Dans la suite de son témoignage, elle ajoute : « Soucieux de l’enracinement familial et du ménage que nous allions fonder, il a tenu à ce que je me rende dans son village pour rencontrer ses parents et amis. C’est le référendum soumis à l’Afrique par le général de Gaulle qui va accélérer la fin de notre séjour en France et notre départ pour Dakar comme fonctionnaires français. Mais le « non » de la Guinée comme nous venons de voir, va obliger la Guinée à faire le rappel des patriotes pour venir soutenir l’indépendance de la Guinée. »
Pour la gouverne de jeunes qui n’ont connu Joseph Ki-Zerbo que dans sa posture d’homme de science, sachez également que c’était un fervent catholique et dans ce cadre dans le mouvement étudiant, il a été responsable des étudiants catholiques et dans le contexte de l’époque, il n’avait pas manqué d’être taxé par les marxistes hargneux « d’étudiant catholique piégé par le Christ ».
Dans la même veine, il sera l’un des animateurs d’un grand journal catholique des années 1940. Ce canard d’obédience chrétienne s’appelait Afrique Nouvelle.

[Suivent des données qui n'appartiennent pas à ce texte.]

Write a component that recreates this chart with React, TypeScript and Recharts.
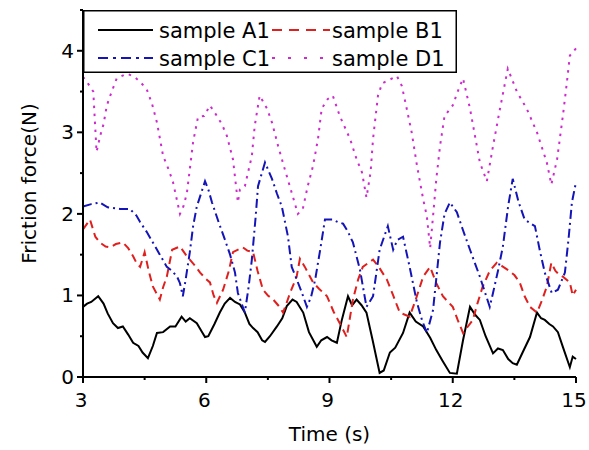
import React from "react";
import { LineChart, Line, XAxis, YAxis, Legend } from "recharts";

// friction force traces (time in s, force in N)
const timeA = [3.0, 3.1, 3.2, 3.37, 3.5, 3.6, 3.73, 3.85, 3.97, 4.1, 4.22, 4.35, 4.45, 4.58, 4.7, 4.8, 4.95, 5.12, 5.25, 5.4, 5.5, 5.6, 5.77, 5.9, 5.97, 6.05, 6.2, 6.33, 6.45, 6.58, 6.7, 6.82, 6.94, 7.05, 7.14, 7.25, 7.36, 7.43, 7.55, 7.72, 7.85, 7.96, 8.1, 8.2, 8.36, 8.5, 8.69, 8.8, 8.94, 9.05, 9.18, 9.3, 9.45, 9.55, 9.66, 9.78, 9.9, 10.05, 10.22, 10.32, 10.47, 10.6, 10.79, 10.95, 11.1, 11.28, 11.45, 11.6, 11.75, 11.93, 12.1, 12.25, 12.42, 12.55, 12.66, 12.8, 12.98, 13.1, 13.22, 13.35, 13.46, 13.56, 13.7, 13.88, 14.05, 14.15, 14.24, 14.35, 14.44, 14.56, 14.68, 14.85, 14.92, 15.0];
const forceA = [0.86, 0.9, 0.92, 0.99, 0.9, 0.78, 0.66, 0.6, 0.62, 0.52, 0.42, 0.38, 0.3, 0.23, 0.38, 0.54, 0.55, 0.62, 0.62, 0.74, 0.68, 0.72, 0.66, 0.55, 0.49, 0.5, 0.65, 0.79, 0.9, 0.97, 0.92, 0.89, 0.79, 0.65, 0.6, 0.55, 0.45, 0.43, 0.5, 0.62, 0.72, 0.87, 0.95, 0.92, 0.79, 0.55, 0.37, 0.45, 0.49, 0.45, 0.42, 0.7, 0.99, 0.88, 0.95, 0.88, 0.79, 0.45, 0.05, 0.08, 0.3, 0.36, 0.54, 0.79, 0.68, 0.62, 0.48, 0.33, 0.2, 0.05, 0.04, 0.45, 0.86, 0.76, 0.7, 0.5, 0.29, 0.35, 0.33, 0.22, 0.17, 0.15, 0.3, 0.49, 0.79, 0.72, 0.7, 0.65, 0.62, 0.55, 0.37, 0.12, 0.25, 0.22];

const timeB = [3.0, 3.1, 3.17, 3.3, 3.41, 3.55, 3.66, 3.8, 3.97, 4.1, 4.22, 4.3, 4.39, 4.5, 4.6, 4.7, 4.87, 4.95, 5.04, 5.17, 5.36, 5.5, 5.6, 5.75, 5.85, 6.0, 6.09, 6.18, 6.26, 6.41, 6.55, 6.65, 6.89, 7.0, 7.14, 7.25, 7.38, 7.5, 7.63, 7.75, 7.87, 7.95, 8.04, 8.2, 8.28, 8.4, 8.6, 8.75, 8.94, 9.1, 9.25, 9.42, 9.57, 9.7, 9.81, 10.06, 10.2, 10.4, 10.55, 10.71, 10.95, 11.1, 11.28, 11.45, 11.6, 11.76, 12.0, 12.12, 12.25, 12.49, 12.6, 12.73, 12.9, 13.07, 13.2, 13.32, 13.5, 13.63, 13.75, 13.88, 14.05, 14.18, 14.29, 14.4, 14.5, 14.6, 14.68, 14.85, 14.92, 15.0];
const forceB = [1.81, 1.88, 1.93, 1.72, 1.65, 1.6, 1.59, 1.63, 1.65, 1.58, 1.48, 1.4, 1.35, 1.53, 1.3, 1.11, 0.95, 1.1, 1.23, 1.56, 1.6, 1.5, 1.44, 1.35, 1.28, 1.2, 1.16, 1.0, 0.91, 1.07, 1.3, 1.53, 1.59, 1.55, 1.53, 1.3, 1.07, 1.0, 0.95, 0.88, 0.79, 0.9, 1.03, 1.23, 1.45, 1.35, 1.16, 1.08, 0.99, 0.8, 0.66, 0.49, 0.95, 1.2, 1.35, 1.44, 1.35, 1.19, 1.0, 0.79, 0.74, 0.95, 1.23, 1.35, 1.15, 0.99, 0.86, 0.7, 0.54, 0.7, 0.9, 1.11, 1.3, 1.4, 1.36, 1.32, 1.25, 1.16, 0.99, 0.86, 0.79, 0.95, 1.11, 1.4, 1.3, 1.25, 1.23, 1.16, 1.0, 1.07];

const timeC = [3.0, 3.2, 3.41, 3.6, 3.9, 4.14, 4.3, 4.39, 4.55, 4.7, 4.87, 5.04, 5.17, 5.29, 5.36, 5.43, 5.5, 5.6, 5.68, 5.77, 5.97, 6.05, 6.14, 6.3, 6.45, 6.58, 6.7, 6.77, 6.94, 7.03, 7.11, 7.2, 7.26, 7.43, 7.6, 7.72, 7.84, 7.99, 8.08, 8.2, 8.33, 8.45, 8.55, 8.65, 8.77, 8.89, 9.08, 9.2, 9.33, 9.45, 9.57, 9.74, 9.9, 10.06, 10.22, 10.42, 10.55, 10.65, 10.79, 10.95, 11.13, 11.25, 11.37, 11.52, 11.69, 11.8, 11.93, 12.1, 12.25, 12.42, 12.66, 12.9, 12.98, 13.1, 13.22, 13.35, 13.46, 13.6, 13.75, 14.0, 14.12, 14.24, 14.41, 14.56, 14.73, 14.82, 14.9, 15.0];
const forceC = [2.09, 2.12, 2.14, 2.08, 2.06, 2.06, 1.98, 1.9, 1.78, 1.65, 1.5, 1.35, 1.3, 1.23, 1.15, 0.99, 1.2, 1.53, 1.85, 2.09, 2.4, 2.3, 2.14, 1.9, 1.69, 1.5, 1.28, 1.03, 0.79, 1.1, 1.44, 1.95, 2.34, 2.63, 2.43, 2.25, 2.09, 1.72, 1.35, 1.2, 1.03, 0.86, 0.98, 1.19, 1.55, 1.93, 1.93, 1.9, 1.88, 1.78, 1.65, 1.32, 0.86, 0.99, 1.56, 1.85, 1.56, 1.68, 1.72, 1.35, 0.91, 0.7, 0.54, 0.82, 1.65, 2.0, 2.14, 2.02, 1.8, 1.56, 1.23, 0.86, 1.03, 1.3, 1.6, 2.1, 2.43, 2.15, 1.93, 1.85, 1.55, 1.28, 1.03, 1.07, 1.28, 1.7, 2.14, 2.39];

const timeD = [3.0, 3.12, 3.25, 3.33, 3.42, 3.5, 3.58, 3.7, 3.82, 4.07, 4.25, 4.39, 4.55, 4.68, 4.8, 4.95, 5.08, 5.19, 5.36, 5.45, 5.53, 5.68, 5.8, 5.95, 6.09, 6.26, 6.38, 6.5, 6.65, 6.77, 6.82, 6.94, 7.11, 7.18, 7.3, 7.48, 7.6, 7.75, 7.91, 8.08, 8.23, 8.35, 8.47, 8.6, 8.72, 8.81, 8.96, 9.08, 9.25, 9.5, 9.66, 9.79, 9.9, 10.0, 10.06, 10.18, 10.28, 10.64, 10.76, 10.88, 11.0, 11.13, 11.28, 11.37, 11.45, 11.52, 11.6, 11.69, 11.8, 12.0, 12.12, 12.25, 12.42, 12.54, 12.66, 12.83, 12.98, 13.15, 13.34, 13.56, 13.8, 14.05, 14.29, 14.4, 14.54, 14.68, 14.78, 14.85, 15.0];
const forceD = [3.68, 3.6, 3.5, 2.76, 2.96, 3.1, 3.33, 3.5, 3.66, 3.72, 3.68, 3.62, 3.53, 3.35, 3.12, 2.71, 2.55, 2.39, 2.0, 2.1, 2.26, 2.88, 3.19, 3.2, 3.33, 3.2, 3.1, 2.96, 2.67, 2.14, 2.3, 2.34, 2.71, 3.08, 3.45, 3.29, 3.12, 2.83, 2.55, 2.26, 2.0, 2.06, 2.34, 2.59, 2.92, 3.29, 3.41, 3.45, 3.2, 2.92, 2.67, 2.51, 2.2, 2.51, 2.92, 3.45, 3.6, 3.69, 3.57, 3.29, 3.0, 2.59, 2.18, 1.97, 1.58, 1.97, 2.43, 2.83, 3.2, 3.33, 3.5, 3.66, 3.29, 2.96, 2.63, 2.4, 2.83, 3.29, 3.78, 3.5, 3.29, 3.0, 2.63, 2.36, 2.67, 3.2, 3.62, 3.94, 4.03];

const seriesNames = ["sample A1", "sample B1", "sample C1", "sample D1"];
const xTicks = [3, 4.5, 6, 7.5, 9, 10.5, 12, 13.5, 15];
const yTicks = [0, 0.5, 1, 1.5, 2, 2.5, 3, 3.5, 4, 4.5];

const toPoints = (ts: number[], vs: number[]) => ts.map((t, i) => ({ t, v: vs[i] }));

const series = [
  { name: seriesNames[0], data: toPoints(timeA, forceA), color: "#000000", dash: undefined, legendDash: undefined },
  { name: seriesNames[1], data: toPoints(timeB, forceB), color: "#e0201e", dash: "8 5", legendDash: "10 7" },
  { name: seriesNames[2], data: toPoints(timeC, forceC), color: "#1414b8", dash: "9 4 2 4", legendDash: "10 5 3 5" },
  { name: seriesNames[3], data: toPoints(timeD, forceD), color: "#cc2ccc", dash: "2.5 5.5", legendDash: "3 13" },
];

const FONT = "DejaVu Sans";

function XTick({ x, y, payload }: any) {
  const major = payload.value % 3 === 0;
  return (
    <g>
      <line x1={x} x2={x} y1={y} y2={y + (major ? 6 : 3)} stroke="#000" strokeWidth={2} />
      {major && (
        <text x={x - 2} y={y + 30} textAnchor="middle" fontSize={20} fill="#000">
          {payload.value}
        </text>
      )}
    </g>
  );
}

function YTick({ x, y, payload }: any) {
  const major = Number.isInteger(payload.value);
  return (
    <g>
      <line x1={x - (major ? 6 : 3)} x2={x} y1={y} y2={y} stroke="#000" strokeWidth={2} />
      {major && (
        <text x={x - 9} y={y + 7} textAnchor="end" fontSize={20} fill="#000">
          {payload.value}
        </text>
      )}
    </g>
  );
}

function YTitle({ viewBox }: any) {
  const cx = viewBox.x + 36;
  const cy = viewBox.y + viewBox.height / 2 - 10;
  return (
    <text transform={`translate(${cx}, ${cy}) rotate(-90)`} textAnchor="middle" fontSize={20} fill="#000">
      Friction force(N)
    </text>
  );
}

// two-column boxed legend, like the original figure
function LegendBox() {
  const rows = [20, 48];
  const cols = [
    { x1: 15, x2: 70, tx: 76 },
    { x1: 189, x2: 247, tx: 249 },
  ];
  return (
    <svg width={374} height={63} style={{ display: "block" }}>
      <rect x={0.75} y={0.75} width={372.5} height={61.5} fill="#fff" stroke="#000" strokeWidth={1.5} />
      {series.map((s, i) => {
        const c = cols[i % 2];
        const y = rows[Math.floor(i / 2)];
        return (
          <g key={s.name}>
            <line x1={c.x1} x2={c.x2} y1={y} y2={y} stroke={s.color} strokeWidth={2} strokeDasharray={s.legendDash} />
            <text x={c.tx} y={y + 7.5} fontSize={21} fill="#000" fontFamily={FONT}>
              {s.name}
            </text>
          </g>
        );
      })}
    </svg>
  );
}

export default function App() {
  return (
    <div style={{ position: "absolute", left: 0, top: 0, fontFamily: FONT }}>
      <LineChart width={589} height={450} margin={{ top: 10, right: 13, left: 0, bottom: 0 }}>
        <XAxis
          dataKey="t"
          type="number"
          domain={[3, 15]}
          ticks={xTicks}
          interval={0}
          height={73}
          tickSize={0}
          tickMargin={0}
          tickLine={false}
          tick={<XTick />}
          axisLine={{ stroke: "#000", strokeWidth: 2 }}
          label={{ value: "Time (s)", position: "insideBottom", offset: 9, fontSize: 20, fill: "#000" }}
        />
        <XAxis
          xAxisId="top"
          orientation="top"
          type="number"
          domain={[3, 15]}
          height={0}
          tick={false}
          tickLine={false}
          axisLine={{ stroke: "#000", strokeWidth: 2 }}
        />
        <YAxis
          type="number"
          domain={[0, 4.5]}
          ticks={yTicks}
          interval={0}
          width={83}
          tickSize={0}
          tickMargin={0}
          tickLine={false}
          tick={<YTick />}
          axisLine={{ stroke: "#000", strokeWidth: 2 }}
          label={{ content: <YTitle /> }}
        />
        <YAxis
          yAxisId="right"
          orientation="right"
          type="number"
          domain={[0, 4.5]}
          width={0}
          tick={false}
          tickLine={false}
          axisLine={{ stroke: "#000", strokeWidth: 2 }}
        />
        {series.map((s) => (
          <Line
            key={s.name}
            name={s.name}
            data={s.data}
            dataKey="v"
            type="linear"
            dot={false}
            stroke={s.color}
            strokeWidth={2}
            strokeDasharray={s.dash}
            isAnimationActive={false}
          />
        ))}
        <Legend
          layout="horizontal"
          verticalAlign="middle"
          align="center"
          wrapperStyle={{ left: 83, top: 10, width: 374, height: 63 }}
          content={<LegendBox />}
        />
      </LineChart>
    </div>
  );
}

Selon le témoignage du père Joseph Roger de Benoist dans le numéro 00 de Afrique Nouvelle Joseph Ki-Zerbo avait écrit un long papier pour expliquer la motivation du choix du nom Afrique Nouvelle : « Ce ne sera pas le building superbe ou trône le Dieu Mammon, ni le Kolkhoze déprimant étouffoir de la personnalité. Non mais une authentique maison africaine, claire et joyeuse ou règnent la justice, la cordialité. Une belle demeure voyez-vous et sur le fronton on écrira « Afrique Nouvelle ». Le couple a été au rendez-vous de plusieurs combats dont celui de la libération de la femme africaine. L’exemple du passage de Jacqueline Ki-Zerbo au cours normal parle pour elle.